On July 1, Fraser will become a stand-alone company whose shares will be available on the Toronto Stock Exchange, Marston explained.

The panelboard company will be known as Norbord Inc. Most of the plants affiliated with that company are in Europe.

“Fraser is a well-positioned business with a clear focus, a strong customer base and the ability to rebound quickly as market conditions improve,” Gammiero wrote in a press release.

The changes, approved Thursday by Nexfor’s board of directors, will be decided by shareholders at the annual meeting in June.

Under the plan, Nexfor shareholders will continue to own their current shares and receive one share in Fraser Papers for every five Nexfor shares they hold.

Brascan Corp., which last year purchased paper mills in Millinocket and East Millinocket, owns 43 percent of the shares in Nexfor Inc. The corporation reportedly supports the move and intends to keep its shares in Fraser Papers.

A press release from the Toronto headquarters of Nexfor Inc. said the change, which officials believe “will be financially beneficial to both” new companies, will bring about no management changes.

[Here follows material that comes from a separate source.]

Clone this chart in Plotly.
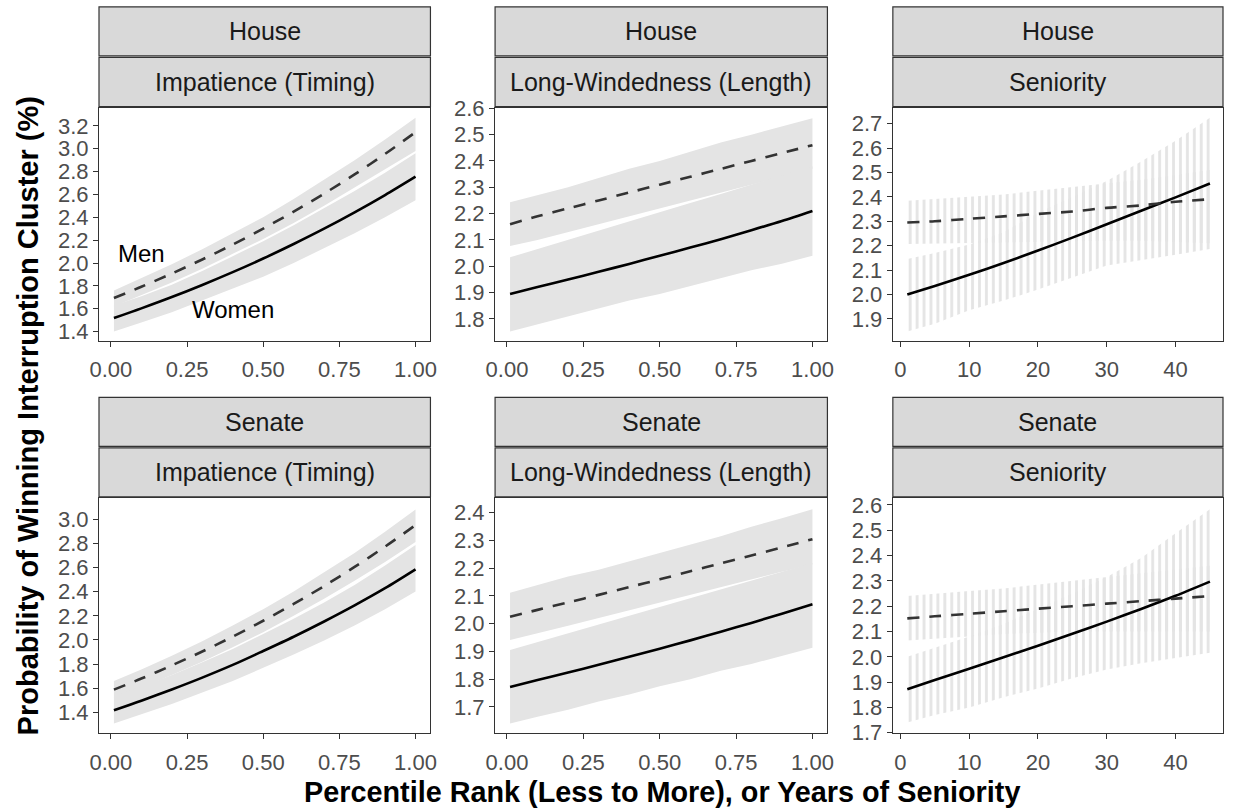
import plotly.graph_objects as go

# ---------------- data ----------------
chambers = ["House", "Senate"]
measures = ["Impatience (Timing)", "Long-Windedness (Length)", "Seniority"]

XP = [0.01, 0.1, 0.2, 0.3, 0.4, 0.5, 0.6, 0.7, 0.8, 0.9, 1.0]
XS = [1, 5, 10, 15, 20, 25, 30, 35, 40, 45]

# House - Impatience
h_imp_w = [1.518, 1.603, 1.702, 1.808, 1.920, 2.039, 2.166, 2.300, 2.443, 2.594, 2.755]
h_imp_w_lo = [1.40, 1.48, 1.57, 1.67, 1.775, 1.88, 2.00, 2.13, 2.26, 2.40, 2.55]
h_imp_w_hi = [1.63, 1.71, 1.81, 1.93, 2.06, 2.19, 2.33, 2.48, 2.63, 2.79, 2.96]
h_imp_m = [1.694, 1.792, 1.908, 2.031, 2.161, 2.301, 2.449, 2.607, 2.775, 2.954, 3.144]
h_imp_m_lo = [1.62, 1.72, 1.83, 1.95, 2.08, 2.21, 2.35, 2.50, 2.66, 2.82, 2.98]
h_imp_m_hi = [1.76, 1.87, 1.99, 2.12, 2.26, 2.40, 2.56, 2.73, 2.90, 3.08, 3.27]

# House - Long-Windedness
h_len_w = [1.895, 1.921, 1.950, 1.979, 2.009, 2.040, 2.071, 2.103, 2.137, 2.172, 2.21]
h_len_w_lo = [1.752, 1.78, 1.81, 1.84, 1.87, 1.895, 1.925, 1.955, 1.985, 2.01, 2.04]
h_len_w_hi = [2.034, 2.065, 2.10, 2.135, 2.17, 2.205, 2.24, 2.275, 2.31, 2.345, 2.38]
h_len_m = [2.16, 2.19, 2.22, 2.25, 2.28, 2.31, 2.34, 2.37, 2.40, 2.43, 2.46]
h_len_m_lo = [2.077, 2.10, 2.13, 2.16, 2.19, 2.22, 2.25, 2.28, 2.31, 2.34, 2.37]
h_len_m_hi = [2.243, 2.27, 2.30, 2.335, 2.37, 2.40, 2.435, 2.47, 2.50, 2.53, 2.562]

# House - Seniority
h_sen_w = [2.00, 2.035, 2.081, 2.129, 2.180, 2.233, 2.288, 2.343, 2.398, 2.455]
h_sen_w_lo = [1.848, 1.88, 1.935, 1.975, 2.02, 2.07, 2.119, 2.14, 2.163, 2.186]
h_sen_w_hi = [2.145, 2.17, 2.205, 2.255, 2.335, 2.40, 2.465, 2.545, 2.63, 2.724]
h_sen_m = [2.295, 2.30, 2.31, 2.32, 2.33, 2.34, 2.355, 2.365, 2.38, 2.39]
h_sen_m_lo = [2.207, 2.208, 2.21, 2.213, 2.215, 2.218, 2.22, 2.22, 2.215, 2.21]
h_sen_m_hi = [2.384, 2.39, 2.40, 2.41, 2.425, 2.44, 2.455, 2.47, 2.49, 2.51]

# Senate - Impatience
s_imp_w = [1.419, 1.498, 1.591, 1.689, 1.794, 1.909, 2.027, 2.153, 2.286, 2.428, 2.584]
s_imp_w_lo = [1.31, 1.385, 1.47, 1.565, 1.66, 1.77, 1.88, 1.995, 2.12, 2.255, 2.40]
s_imp_w_hi = [1.53, 1.615, 1.71, 1.815, 1.925, 2.05, 2.175, 2.31, 2.455, 2.615, 2.785]
s_imp_m = [1.59, 1.681, 1.790, 1.905, 2.028, 2.159, 2.298, 2.446, 2.604, 2.772, 2.95]
s_imp_m_lo = [1.52, 1.605, 1.71, 1.82, 1.94, 2.065, 2.20, 2.34, 2.49, 2.645, 2.81]
s_imp_m_hi = [1.66, 1.755, 1.87, 1.99, 2.12, 2.255, 2.40, 2.56, 2.72, 2.895, 3.08]

# Senate - Long-Windedness
s_len_w = [1.772, 1.797, 1.824, 1.852, 1.881, 1.910, 1.940, 1.971, 2.003, 2.036, 2.07]
s_len_w_lo = [1.64, 1.665, 1.69, 1.72, 1.745, 1.775, 1.80, 1.83, 1.855, 1.885, 1.913]
s_len_w_hi = [1.905, 1.934, 1.965, 1.997, 2.029, 2.06, 2.092, 2.124, 2.155, 2.187, 2.219]
s_len_m = [2.025, 2.050, 2.077, 2.104, 2.132, 2.160, 2.189, 2.218, 2.246, 2.275, 2.305]
s_len_m_lo = [1.941, 1.966, 1.993, 2.021, 2.049, 2.076, 2.104, 2.131, 2.159, 2.187, 2.214]
s_len_m_hi = [2.112, 2.14, 2.17, 2.195, 2.225, 2.255, 2.285, 2.315, 2.35, 2.38, 2.413]

# Senate - Seniority
s_sen_w = [1.872, 1.908, 1.953, 1.998, 2.044, 2.091, 2.139, 2.189, 2.241, 2.297]
s_sen_w_lo = [1.74, 1.77, 1.80, 1.84, 1.875, 1.915, 1.95, 1.975, 1.995, 2.016]
s_sen_w_hi = [2.0, 2.035, 2.08, 2.13, 2.19, 2.25, 2.315, 2.39, 2.488, 2.583]
s_sen_m = [2.152, 2.16, 2.17, 2.18, 2.19, 2.20, 2.21, 2.22, 2.23, 2.24]
s_sen_m_lo = [2.064, 2.07, 2.08, 2.09, 2.095, 2.10, 2.10, 2.10, 2.10, 2.10]
s_sen_m_hi = [2.24, 2.25, 2.26, 2.27, 2.285, 2.30, 2.315, 2.33, 2.345, 2.36]

pct_ticks = [0, 0.25, 0.5, 0.75, 1.0]
sen_ticks = [0, 10, 20, 30, 40]

panels = [
    # (row, col, x, women, w_lo, w_hi, men, m_lo, m_hi, yrange, dtick)
    (0, 0, XP, h_imp_w, h_imp_w_lo, h_imp_w_hi, h_imp_m, h_imp_m_lo, h_imp_m_hi, [1.321, 3.356], 0.2),
    (0, 1, XP, h_len_w, h_len_w_lo, h_len_w_hi, h_len_m, h_len_m_lo, h_len_m_hi, [1.7176, 2.6012], 0.1),
    (0, 2, XS, h_sen_w, h_sen_w_lo, h_sen_w_hi, h_sen_m, h_sen_m_lo, h_sen_m_hi, [1.811, 2.764], 0.1),
    (1, 0, XP, s_imp_w, s_imp_w_lo, s_imp_w_hi, s_imp_m, s_imp_m_lo, s_imp_m_hi, [1.231, 3.171], 0.2),
    (1, 1, XP, s_len_w, s_len_w_lo, s_len_w_hi, s_len_m, s_len_m_lo, s_len_m_hi, [1.606, 2.452], 0.1),
    (1, 2, XS, s_sen_w, s_sen_w_lo, s_sen_w_hi, s_sen_m, s_sen_m_lo, s_sen_m_hi, [1.699, 2.626], 0.1),
]

# ---------------- layout geometry (pixels) ----------------
W_PX, H_PX = 1235, 809
PLOT_L, PLOT_R, PLOT_T, PLOT_B = 99, 1229.3, 108.3, 732.7
ML, MT = PLOT_L, PLOT_T
MR, MB = W_PX - PLOT_R, H_PX - PLOT_B
PW = W_PX - ML - MR
PH = H_PX - MT - MB


def fx(x):
    return (x - PLOT_L) / PW


def fy(y):
    return (PLOT_B - y) / PH


def clamp(v):
    return max(0.0, min(1.0, v))


COLS = [(99, 432.3), (497.3, 831.5), (897.3, 1229.3)]
ROWS = [(108.3, 340.7), (498.3, 732.7)]

FONT = "Liberation Sans, Arial, sans-serif"
BAND = "#E4E4E4"
EDGE = "#333333"

fig = go.Figure()
layout = dict(
    width=W_PX, height=H_PX,
    margin=dict(l=ML, r=MR, t=MT, b=MB, pad=0),
    paper_bgcolor="white", plot_bgcolor="white",
    showlegend=False,
    font=dict(family=FONT),
)
shapes = []
annotations = []


def band(x, lo, hi, xa, ya, seniority):
    xs = list(x) + list(x)[::-1]
    ys = list(hi) + list(lo)[::-1]
    if seniority:
        return go.Scatter(
            x=xs, y=ys, xaxis=xa, yaxis=ya, mode="lines", line=dict(width=0),
            fill="toself", fillcolor="rgba(0,0,0,0)",
            fillpattern=dict(shape="|", fgcolor=BAND, bgcolor="rgba(0,0,0,0)",
                             size=6.93, solidity=0.4, fillmode="replace"),
            hoverinfo="skip")
    return go.Scatter(
        x=xs, y=ys, xaxis=xa, yaxis=ya, mode="lines", line=dict(width=0),
        fill="toself", fillcolor=BAND, hoverinfo="skip")


for i, (r, c, x, w, wlo, whi, m, mlo, mhi, yr, dt) in enumerate(panels):
    n = i + 1
    xa = "x" if n == 1 else f"x{n}"
    ya = "y" if n == 1 else f"y{n}"
    xkey = "xaxis" if n == 1 else f"xaxis{n}"
    ykey = "yaxis" if n == 1 else f"yaxis{n}"
    sen = (c == 2)

    fig.add_trace(band(x, mlo, mhi, xa, ya, sen))
    fig.add_trace(band(x, wlo, whi, xa, ya, sen))
    fig.add_trace(go.Scatter(x=x, y=w, xaxis=xa, yaxis=ya, mode="lines",
                             line=dict(color="black", width=2.6, shape="spline",
                                       smoothing=0.8),
                             hoverinfo="skip"))
    fig.add_trace(go.Scatter(x=x, y=m, xaxis=xa, yaxis=ya, mode="lines",
                             line=dict(color="#333333", width=2.6, dash="12px,10px",
                                       shape="spline", smoothing=0.8),
                             hoverinfo="skip"))

    x0, x1 = COLS[c]
    ytop, ybot = ROWS[r]
    common = dict(showgrid=False, zeroline=False, showline=True, mirror=True,
                  linecolor=EDGE, linewidth=1.2, ticks="outside", ticklen=5,
                  tickwidth=1.1, tickcolor=EDGE,
                  tickfont=dict(size=22, color="#4D4D4D", family=FONT))
    if sen:
        xrange = [-1.1, 46.9]
        xt = dict(tickvals=sen_ticks, ticktext=[str(v) for v in sen_ticks])
    else:
        xrange = [-0.039, 1.049]
        xt = dict(tickvals=pct_ticks, ticktext=[f"{v:.2f}" for v in pct_ticks])
    layout[xkey] = dict(domain=[clamp(fx(x0)), clamp(fx(x1))], range=xrange,
                        anchor=ya, ticklabelstandoff=4, **xt, **common)
    layout[ykey] = dict(domain=[clamp(fy(ybot)), clamp(fy(ytop))], range=yr, anchor=xa,
                        dtick=dt, tick0=0, tickformat=".1f", **common)

    # strips
    strips = [(chambers[r], ytop - 101.0, ytop - 52.0),
              (measures[c], ytop - 50.5, ytop - 1.4)]
    for txt, st, sb in strips:
        shapes.append(dict(type="rect", xref="paper", yref="paper",
                           x0=fx(x0), x1=fx(x1), y0=fy(sb), y1=fy(st),
                           fillcolor="#D9D9D9", line=dict(color=EDGE, width=1.2),
                           layer="above"))
        annotations.append(dict(xref="paper", yref="paper",
                                x=fx((x0 + x1) / 2), y=fy((st + sb) / 2),
                                text=txt, showarrow=False,
                                font=dict(size=25, color="#1A1A1A", family=FONT),
                                xanchor="center", yanchor="middle"))

# in-panel labels
annotations.append(dict(xref="x", yref="y", x=0.10, y=2.08, text="Men", showarrow=False,
                        font=dict(size=24, color="black", family=FONT)))
annotations.append(dict(xref="x", yref="y", x=0.40, y=1.59, text="Women", showarrow=False,
                        font=dict(size=24, color="black", family=FONT)))

# axis titles
annotations.append(dict(xref="paper", yref="paper", x=fx(665), y=fy(792),
                        text="<b>Percentile Rank (Less to More), or Years of Seniority</b>",
                        showarrow=False, xanchor="center", yanchor="middle",
                        font=dict(size=28.8, color="black", family=FONT)))
annotations.append(dict(xref="paper", yref="paper", x=fx(28), y=fy(416),
                        text="<b>Probability of Winning Interruption Cluster (%)</b>",
                        showarrow=False, textangle=-90, xanchor="center", yanchor="middle",
                        font=dict(size=29, color="black", family=FONT)))

layout["shapes"] = shapes
layout["annotations"] = annotations
fig.update_layout(**layout)
fig.write_html(
    "out.html",
    config={"displayModeBar": False},
    post_script="document.body.style.margin='0px';document.body.style.overflow='hidden';",
)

In April 2003, Fraser announced that 331 jobs would be cut from the 1,600 jobs at the Madawaska-Edmundston, New Brunswick, complex. At Madawaska alone, the number was pegged at 190 jobs. Many people in the area are still reeling from those actions.

Fraser Paper has been well known in the paper industry for more than 75 years. It is one of North America’s largest producers of specialty papers, including light and ultralight publishing grades.

Fraser Papers Inc., a publicly traded papermaking company, has annual sales of $850 million. It annually manufactures 780,000 tons of paper and 350,000 tons of market pulp. The company operates 19 paper and pulp machines in Maine, New Hampshire, Wisconsin, Quebec and New Brunswick.

It also owns 1 million acres of timberland in Maine and New Brunswick, and operates on another 1 million acres in New Brunswick. Its four sawmills in Maine and New Brunswick produce 460 million feet of lumber per year. Overall, the company employs 3,850 people.

Its headquarters, which were once in Edmundston, are now located in Stamford, Conn.